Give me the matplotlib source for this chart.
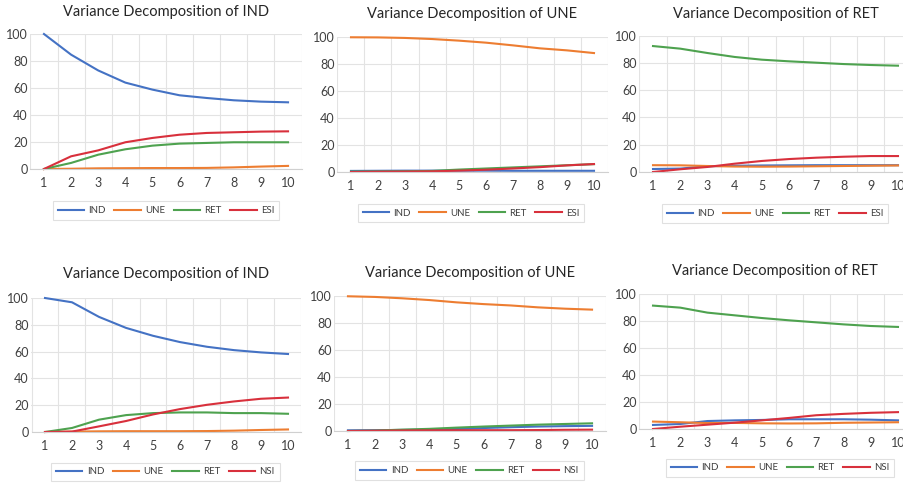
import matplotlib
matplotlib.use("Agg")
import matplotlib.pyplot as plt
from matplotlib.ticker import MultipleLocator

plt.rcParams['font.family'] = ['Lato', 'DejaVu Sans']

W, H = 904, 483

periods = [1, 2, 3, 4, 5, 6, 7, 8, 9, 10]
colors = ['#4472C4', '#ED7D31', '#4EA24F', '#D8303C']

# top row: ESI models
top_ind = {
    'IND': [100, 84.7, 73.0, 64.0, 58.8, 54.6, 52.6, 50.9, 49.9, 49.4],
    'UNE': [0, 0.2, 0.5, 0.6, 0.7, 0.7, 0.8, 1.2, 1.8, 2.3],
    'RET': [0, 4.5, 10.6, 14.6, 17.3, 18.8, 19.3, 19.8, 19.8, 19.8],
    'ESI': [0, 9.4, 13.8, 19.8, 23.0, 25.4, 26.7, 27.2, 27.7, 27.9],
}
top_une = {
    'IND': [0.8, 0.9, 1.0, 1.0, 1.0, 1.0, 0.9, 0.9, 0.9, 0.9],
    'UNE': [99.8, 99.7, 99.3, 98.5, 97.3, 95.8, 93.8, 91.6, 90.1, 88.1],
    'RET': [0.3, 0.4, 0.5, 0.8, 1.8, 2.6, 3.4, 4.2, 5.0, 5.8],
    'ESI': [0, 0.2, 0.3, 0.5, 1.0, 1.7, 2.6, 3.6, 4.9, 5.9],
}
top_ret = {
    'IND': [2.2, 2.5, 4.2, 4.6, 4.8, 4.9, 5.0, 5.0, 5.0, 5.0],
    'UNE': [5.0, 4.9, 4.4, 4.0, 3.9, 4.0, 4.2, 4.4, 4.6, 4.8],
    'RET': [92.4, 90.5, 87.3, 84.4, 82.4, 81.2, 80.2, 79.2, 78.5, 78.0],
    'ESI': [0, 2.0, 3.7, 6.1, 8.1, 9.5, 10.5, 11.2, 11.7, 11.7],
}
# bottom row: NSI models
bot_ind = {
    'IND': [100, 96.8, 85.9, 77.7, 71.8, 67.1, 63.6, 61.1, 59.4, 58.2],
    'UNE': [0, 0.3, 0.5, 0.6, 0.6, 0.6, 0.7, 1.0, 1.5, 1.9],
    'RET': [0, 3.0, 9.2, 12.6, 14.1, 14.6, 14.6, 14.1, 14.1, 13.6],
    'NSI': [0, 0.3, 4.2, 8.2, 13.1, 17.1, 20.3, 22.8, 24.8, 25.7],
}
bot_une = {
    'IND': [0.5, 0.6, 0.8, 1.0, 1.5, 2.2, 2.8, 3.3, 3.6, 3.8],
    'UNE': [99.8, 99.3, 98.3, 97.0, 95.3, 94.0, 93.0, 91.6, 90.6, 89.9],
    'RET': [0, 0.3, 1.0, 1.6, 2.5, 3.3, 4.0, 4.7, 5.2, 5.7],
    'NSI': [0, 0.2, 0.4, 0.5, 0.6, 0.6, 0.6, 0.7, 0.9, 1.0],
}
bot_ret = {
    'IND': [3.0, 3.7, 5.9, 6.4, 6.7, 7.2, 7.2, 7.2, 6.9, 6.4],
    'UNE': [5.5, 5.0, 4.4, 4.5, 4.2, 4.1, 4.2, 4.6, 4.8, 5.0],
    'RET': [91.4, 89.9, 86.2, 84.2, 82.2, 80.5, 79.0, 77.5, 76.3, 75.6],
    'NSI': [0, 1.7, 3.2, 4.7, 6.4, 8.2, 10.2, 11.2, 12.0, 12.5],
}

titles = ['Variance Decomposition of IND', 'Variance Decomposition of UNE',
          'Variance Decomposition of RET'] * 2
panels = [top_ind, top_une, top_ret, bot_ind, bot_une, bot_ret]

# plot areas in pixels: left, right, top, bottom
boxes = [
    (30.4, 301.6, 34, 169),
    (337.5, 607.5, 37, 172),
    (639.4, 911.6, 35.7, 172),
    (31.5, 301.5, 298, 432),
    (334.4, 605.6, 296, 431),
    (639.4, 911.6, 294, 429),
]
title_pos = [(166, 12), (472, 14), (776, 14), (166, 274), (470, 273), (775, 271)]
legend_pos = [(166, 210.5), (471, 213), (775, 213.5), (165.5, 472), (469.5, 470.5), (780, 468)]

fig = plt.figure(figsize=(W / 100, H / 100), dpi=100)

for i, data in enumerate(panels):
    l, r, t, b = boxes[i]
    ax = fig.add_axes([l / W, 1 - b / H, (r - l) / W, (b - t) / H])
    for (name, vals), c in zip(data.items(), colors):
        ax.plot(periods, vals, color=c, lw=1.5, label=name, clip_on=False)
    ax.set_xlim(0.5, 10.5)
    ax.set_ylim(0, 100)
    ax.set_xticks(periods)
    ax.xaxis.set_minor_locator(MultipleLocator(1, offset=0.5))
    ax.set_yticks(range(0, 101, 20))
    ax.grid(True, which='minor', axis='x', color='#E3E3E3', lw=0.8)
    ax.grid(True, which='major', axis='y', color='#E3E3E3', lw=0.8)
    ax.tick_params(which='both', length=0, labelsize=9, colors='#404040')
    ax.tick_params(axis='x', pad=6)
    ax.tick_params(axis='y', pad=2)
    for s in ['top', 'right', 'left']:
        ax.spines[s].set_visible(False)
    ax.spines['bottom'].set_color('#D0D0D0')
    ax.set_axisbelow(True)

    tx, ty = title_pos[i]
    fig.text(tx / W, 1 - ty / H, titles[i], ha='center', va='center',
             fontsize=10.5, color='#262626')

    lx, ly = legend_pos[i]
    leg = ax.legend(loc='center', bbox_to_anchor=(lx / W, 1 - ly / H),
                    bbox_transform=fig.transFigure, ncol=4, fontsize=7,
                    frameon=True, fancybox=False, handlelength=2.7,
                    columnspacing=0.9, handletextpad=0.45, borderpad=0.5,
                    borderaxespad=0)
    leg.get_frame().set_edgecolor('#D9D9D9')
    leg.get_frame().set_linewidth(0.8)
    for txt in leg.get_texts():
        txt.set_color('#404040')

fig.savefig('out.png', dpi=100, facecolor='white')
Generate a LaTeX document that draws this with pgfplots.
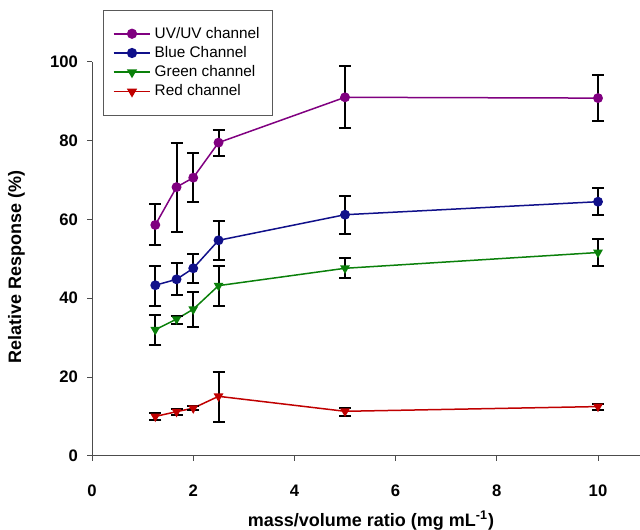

▶ Short task: Give back exactly the lines from the top of the records to the line containing "colors = ['#4472C4', '#ED7D31', '#4EA24F', '#D8303C']", both included, and no pictures.

▶ Exercise output:
Give me the matplotlib source for this chart.
import matplotlib
matplotlib.use("Agg")
import matplotlib.pyplot as plt
from matplotlib.ticker import MultipleLocator

plt.rcParams['font.family'] = ['Lato', 'DejaVu Sans']

W, H = 904, 483

periods = [1, 2, 3, 4, 5, 6, 7, 8, 9, 10]
colors = ['#4472C4', '#ED7D31', '#4EA24F', '#D8303C']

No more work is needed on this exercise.